Вы спрашиваете, чего я жду от жизни, когда меня уволят. Могу рассказать вам, с множеством «если». Если Тренчард расстроится из-за моей «Чеканки» (тех заметок о ВВС, которые вы видели, и он тоже видел), он заставит меня покинуть ВВС в феврале 1930 года. Если он не будет держать на меня зла, то оставит меня в покое, здесь и в каком-нибудь английском лагере, до 1935 года. Или Тренчард может оставить ВВС сам, и его последователь будет добрее ко мне. Однако, в 1930 году или в 1935, мне придется уходить. Мое намерение — если у меня будет верный доход по фунту в день, обосноваться в Клаудс-Хилле, своем коттедже, и сидеть тихо.

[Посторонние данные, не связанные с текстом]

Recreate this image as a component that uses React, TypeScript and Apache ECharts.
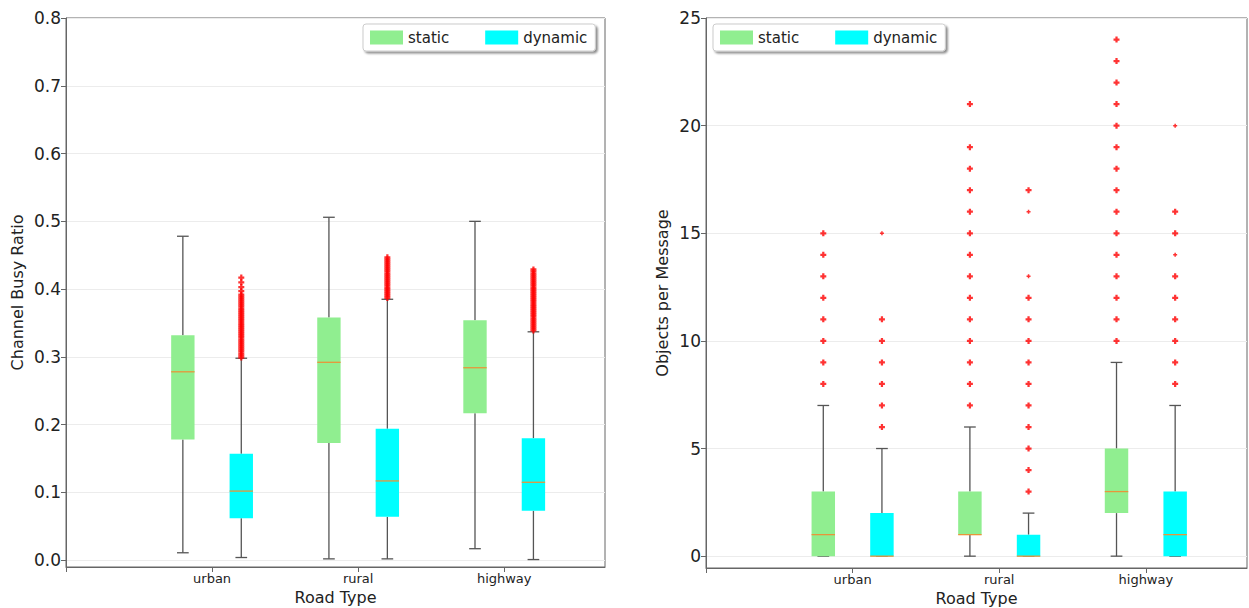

Если мне придется зарабатывать себе на хлеб с маслом, я попытаюсь найти работу в Лондоне. Какую работу — зависит от моего здоровья. Мое тело было переломано в самых разных местах и в прошлом часто перетруждалось: так что я не уверен, что продержусь в хорошей форме. Я думал о работе ночного сторожа, в каком-нибудь банке Сити или в деловом здании. Единственное требование для этого — опыт службы; и честность — условие, которое преграждает путь очень многим из тех, кто служил. Я могу получить хорошие рекомендации от людей, которым доверяют банкиры, так что у меня неплохие шансы найти место. Почти лучшее, чем мое место сейчас; потому что сэр Герберт Бейкер, архитектор, который строит новый Английский Банк, говорил обо мне с управляющим советом, и они отметили в своих записных книжках, что мое прошение о принятии должно быть рассмотрено со всей возможной благосклонностью, если или когда я его подам.

Видите ли, нет такого ремесла, за которое я мог бы взяться, и я слишком стар, чтобы учиться, да и устал уже учиться. Поэтому мне надо искать такую работу, где не нужно навыков; и по возможности в помещении, если я не останусь в хорошей форме. И мне нравится Лондон. И мне хотелось бы работать в одиночестве. Непросто сходиться с людьми. На ночной работе никто не будет часто встречаться со мной или слышать обо мне. Я долго думал последние два или три года, чем я займусь, если в ВВС мне вдруг придет конец (видите ли, это предусмотрительно: я отдан на милость Хоара и Тренчарда, и принадлежу к тем, о ком рассказывают сказки и верят чему угодно, хотя я честно стараюсь ненавязчиво проползти стороной), и я слушал других ребят, или присоединялся к их разговорам, когда они обсуждали работу на гражданке: — и из всего, о чем я слышал, эта работа ночного сторожа кажется самой подходящей для меня, чтобы можно было удержаться на ней всегда. Видите ли, там главным образом требуется, чтобы сейф на следующее утро оставался нераскрытым. Вы заступаете на дежурство, когда уходит последний клерк, и дверь запирается. Вы покидаете дежурство, когда первый пришедший открывает дверь утром. Никто другой никогда даже не слышит о вас как о личности.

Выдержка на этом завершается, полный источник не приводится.